Many thanks to Adele, Vincent and Kat for organising such a terrific event and Ian for asking me for a story.

Photography © Selina Lock 2012

Monday, 5 March 2012

Thursday, 1 March 2012

Silent Voices, by Gary McMahon - an early review

My friend Gary McMahon is just about to have his next Concrete Grove novel - "Silent Voices" - published by Solaris Books. I'm making a trailer for him, so he sent over his final draft to read through. It's epic, a truly amazing piece of work and I can't wait to do the trailer - there are so many images and sounds I could include, the hardest part is figuring out what to leave out.

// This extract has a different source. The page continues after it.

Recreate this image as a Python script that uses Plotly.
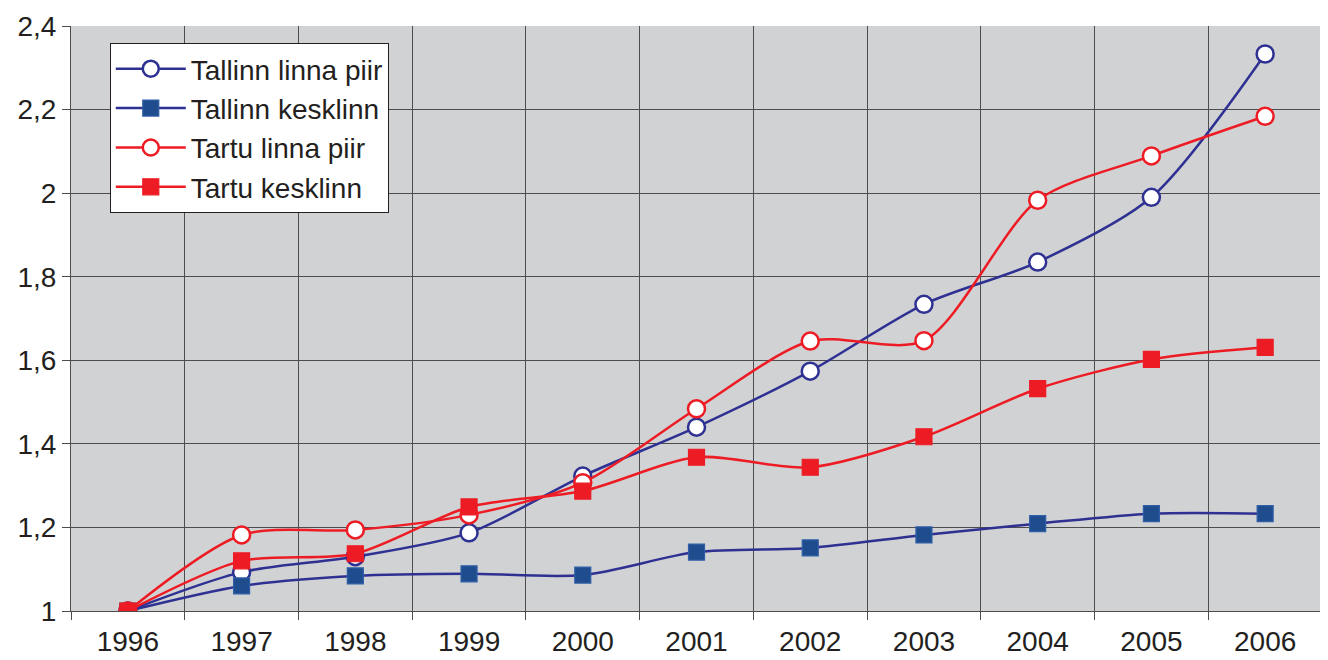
import plotly.graph_objects as go

years = ["1996", "1997", "1998", "1999", "2000", "2001", "2002", "2003", "2004", "2005", "2006"]
tallinn_linna_piir = [1.0, 1.093, 1.13, 1.187, 1.323, 1.44, 1.574, 1.734, 1.835, 1.99, 2.333]
tallinn_kesklinn = [1.0, 1.06, 1.084, 1.089, 1.086, 1.141, 1.151, 1.182, 1.209, 1.233, 1.233]
tartu_linna_piir = [1.0, 1.182, 1.194, 1.23, 1.307, 1.484, 1.646, 1.647, 1.983, 2.089, 2.184]
tartu_kesklinn = [1.0, 1.12, 1.137, 1.249, 1.287, 1.368, 1.344, 1.417, 1.532, 1.602, 1.631]
y_ticks = [1.0, 1.2, 1.4, 1.6, 1.8, 2.0, 2.2, 2.4]

BLUE = "#2e3192"
BLUE_FILL = "#1e4c8c"
BLUE_EDGE = "#2f5fa8"
RED = "#ed1c24"

fig = go.Figure()

def add(name, vals, color, symbol, fill, edge, edge_w):
    fig.add_trace(go.Scatter(
        x=years, y=vals, name=name, mode="lines+markers",
        line=dict(color=color, width=2.5, shape="spline", smoothing=0.8),
        marker=dict(symbol=symbol, size=17 if symbol == "circle" else 16, color=fill,
                    line=dict(color=edge, width=edge_w)),
    ))

add("Tallinn linna piir", tallinn_linna_piir, BLUE, "circle", "white", BLUE, 2.5)
add("Tallinn kesklinn", tallinn_kesklinn, BLUE, "square", BLUE_FILL, BLUE_EDGE, 1.2)
add("Tartu linna piir", tartu_linna_piir, RED, "circle", "white", RED, 2.5)
add("Tartu kesklinn", tartu_kesklinn, RED, "square", RED, RED, 1.2)

font = dict(family="Liberation Sans, Arial, sans-serif", size=28, color="#231f20")

# page body has an 8px default margin, so the figure is sized to fill the rest
fig.update_layout(
    width=1320, height=652,
    margin=dict(l=63, r=6, t=18, b=49),
    paper_bgcolor="white", plot_bgcolor="#d1d2d4",
    separators=", ",
    font=font,
    showlegend=True,
    legend=dict(x=0.031, y=0.971, xanchor="left", yanchor="top",
                bgcolor="white", bordercolor="#231f20", borderwidth=1,
                font=font, itemwidth=70, tracegroupgap=0),
    xaxis=dict(type="category", range=[-0.5, 10.5], tickson="boundaries",
               ticks="outside", ticklen=8, tickcolor="#4d4d4d",
               showgrid=True, gridcolor="#4d4d4d", gridwidth=1,
               showline=True, linecolor="#4d4d4d", mirror=False,
               tickfont=font, zeroline=False, automargin=False,
               ticklabelstandoff=5),
    yaxis=dict(range=[1.0, 2.4], tickvals=y_ticks,
               ticks="outside", ticklen=8, tickcolor="#4d4d4d",
               showgrid=True, gridcolor="#4d4d4d", gridwidth=1,
               showline=True, linecolor="#4d4d4d",
               tickfont=font, zeroline=False, automargin=False),
)

fig.add_shape(type="line", xref="paper", yref="paper", x0=1, x1=1, y0=0, y1=1,
              line=dict(color="#808080", width=2))

fig.write_html("out.html")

Since I have a bit of a scoop here (the book is scheduled for publication on March 27th), I thought I'd publish my review. It's good, at least 4.5 out of 5 stars!

Twenty years ago, three ten-year-old boys - The Three Amigos - went missing in The Needle, in Concrete Grove. When they were found, nobody knew what had happened to them, the boys included, but it tainted their lives and their friendship. Now, Simon is a successful property developer in London, Marty is a hard man and Brendan is a lost soul, the only one with family but ground down by life. Simon is haunted by the past and, spurred on by mysterious letters and emails, he decides to head back to the Grove - and his old friends - and see if he can uncover the truth.

Welcome back to The Concrete Grove, the second in McMahon’s trilogy about that eponymous hell-hole of an estate. Moving on from the events in book one (Hailey and Bingo re-appear, the former with seemingly more to do with the Grove than we’d originally thought), this spends a lot of time getting to know the three leads, how their lives are and how they’ve changed since their childhood (we get some flashbacks to them as ten-year-olds) and the book works fantastically well because of that. We are shown their pain, we are shown how it affects - and sometimes runs - their lives, we are made to empathise with their existence. Simon is a millionaire, with a Russian lingerie model girlfriend, who feels that something is missing from his life. Brendan has a wife and children that he loves - and who love him dearly (Jane, his wife, is wonderfully developed and rounded, even though a lot more of her story is hinted at than shown) - but he’s one of life’s losers. The same can’t be said for Marty who was psychologically and physically scarred by his father and continues to push his body and his hard-man existence to extremes. An occasional doorman, he lost his boxing licence after an accident that killed the only girl he ever truly loved and now he takes part in illegal bare-knuckle fights. The moments of horror all focus on the main characters - Brendan and his acne, his son and a small bird (a scene that is very disturbing) and Marty’s fight with an untrained Polish opponent is as brutal as anything I’ve read in a long time.

The construction of the novel is pitch-perfect, doling out just enough information to keep the plot moving forward, allowing the reader to piece it all together - who is Captain Clickety, what are the hummingbirds doing, why is Bingo in The Needle, why is Marty obsessed with Humpty Dumpty? We see more of what’s powering the grove, more of what’s inside The Needle and the confrontation between good and evil that doesn’t end here.

Gary McMahon is one of those writers who constantly ups his game, delivering more power and emotion with every new work. I thought “The Concrete Grove” was an astonishing achievement, moving away from straight horror into something that was much more of a horror/urban fantasy hybrid, but this novel tops that, pushing both sub-genres further. He barely puts a foot wrong, immersing the reader completely into the world, writing with strength and passion about friendship, family history, urban history, location and sins of the past and it’s genuinely brilliant stuff. I’ve been lucky enough to read “The End” (awaiting publication) and since I did, I’ve considered it my favourite McMahon novel - this runs it very close and has perhaps his bleakest climax so far.

With “Silent Voices”, Gary McMahon writes about childhood and friendship and how adults can perhaps reclaim the past and he does it superbly, with as much love and tenderness and bleakness and brutality as we've come to expect from him. I can’t wait to find out what the third Concrete Grove has to offer us.